Go Back

Crispy Sweet Potato Kale Quinoa Fritters with Ginger Yogurt Dip

These crispy sweet potato kale quinoa fritters combine nutrient-rich ingredients like mashed sweet potatoes, cooked quinoa, and tender Lacinato kale for a flavorful, gluten-free, and protein-packed vegetarian meal. Infused with fresh ginger and smoked paprika, they offer a perfect balance of sweetness and warmth.
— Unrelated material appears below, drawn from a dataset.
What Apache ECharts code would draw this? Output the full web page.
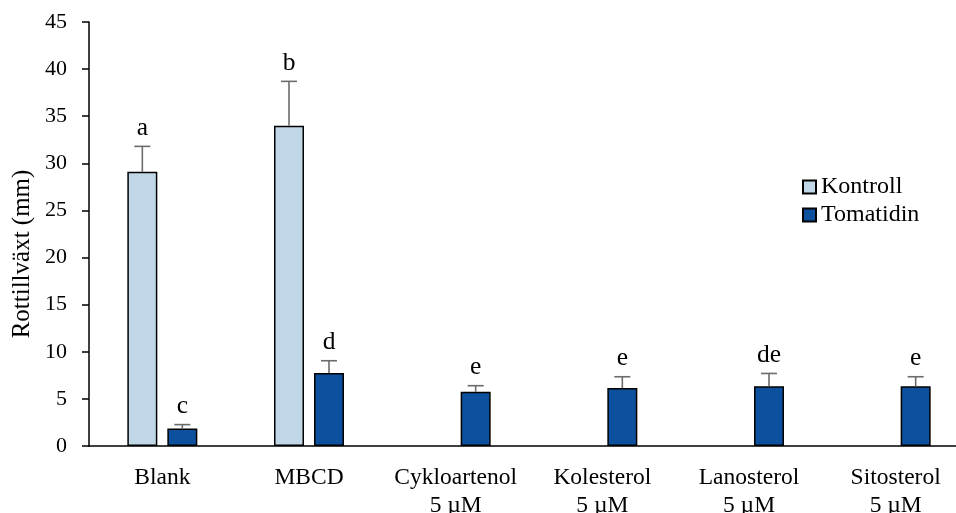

Pan-fried to golden perfection and served with a tangy ginger-spiked Greek yogurt sauce, these fritters are ideal for easy meal prep, light lunches, or appetizers.
Prep Time 20 minutes
Cook Time 15 minutes
Total Time 35 minutes
Servings: 6 servings
Course: Appetizer, Side Dish, Snack
Cuisine: American
Calories: 220

Ingredients
  

Fritter Ingredients
  • 3 cups mashed sweet potatoes about 1 large or 2 medium sweet potatoes, cooked and pureed
  • 2 cups cooked quinoa any variety, fully cooked
  • 2 cups Lacinato kale stems removed, chopped chiffonade style
  • 2 large eggs for binding
  • 3 teaspoons cornstarch helps with binding and crispiness
  • 0.5 cups panko breadcrumbs or gluten-free alternative like ground oats or almond meal
  • 1 teaspoon fresh ginger grated
  • 1 pinch smoked paprika
  • 1 teaspoon freshly ground black pepper
  • 1 teaspoon kosher salt
  • 4-6 tablespoons grapeseed oil or coconut oil for pan frying
Dipping Sauce Ingredients
  • 0.25 cups Greek yogurt or dairy-free yogurt alternative
  • 1 teaspoon fresh ginger grated
  • 1 pinch salt
  • 1 pinch black pepper
  • to taste Sriracha sauce optional for added heat

Method
 

Prepare Fritter Mixture
  1. Remove the stems from the kale leaves and roll them tightly. Slice thinly (chiffonade) into ribbons for even distribution and tenderness.
  2. In a large bowl, combine the mashed sweet potatoes, cooked quinoa, chopped kale, eggs, cornstarch, panko breadcrumbs, grated ginger, smoked paprika, black pepper, and kosher salt. Mix thoroughly until the mixture is well combined but not too wet. If too soft, add a bit more breadcrumbs or almond meal.
Cook the Fritters
  1. Heat 4 to 6 tablespoons of grapeseed or coconut oil in a medium skillet over medium heat.
  2. Using a small ice cream scoop or spoon, portion the mixture into about 6 equal patties. Gently flatten each slightly and place in the hot oil.
  3. Cook the fritters for 3 to 4 minutes on each side, or until they develop a golden-brown crust. Avoid overcrowding the pan; cook in batches if necessary.
  4. Transfer the cooked fritters to a wire rack to cool slightly, preserving their crisp texture.
Prepare Dipping Sauce
  1. To prepare the dipping sauce, combine Greek yogurt, grated ginger, salt, black pepper, and Sriracha sauce (if using) in a small bowl. Mix until smooth and refrigerate until ready to serve.
Serve
  1. Serve the fritters warm or at room temperature with the ginger yogurt dip on the side. Adjust the amount of Sriracha according to your preferred spice level.

Notes

  • For gluten-free fritters, substitute panko breadcrumbs with ground oats or almond meal.
  • To make vegan, replace eggs with flax eggs (2 tablespoons ground flaxseed mixed with 6 tablespoons water).
  • Use dairy-free yogurt alternatives for the dipping sauce if needed.
  • Allow fritters to cool on a wire rack to maintain crispiness.
  • Reheat in a skillet or oven rather than microwave for best texture.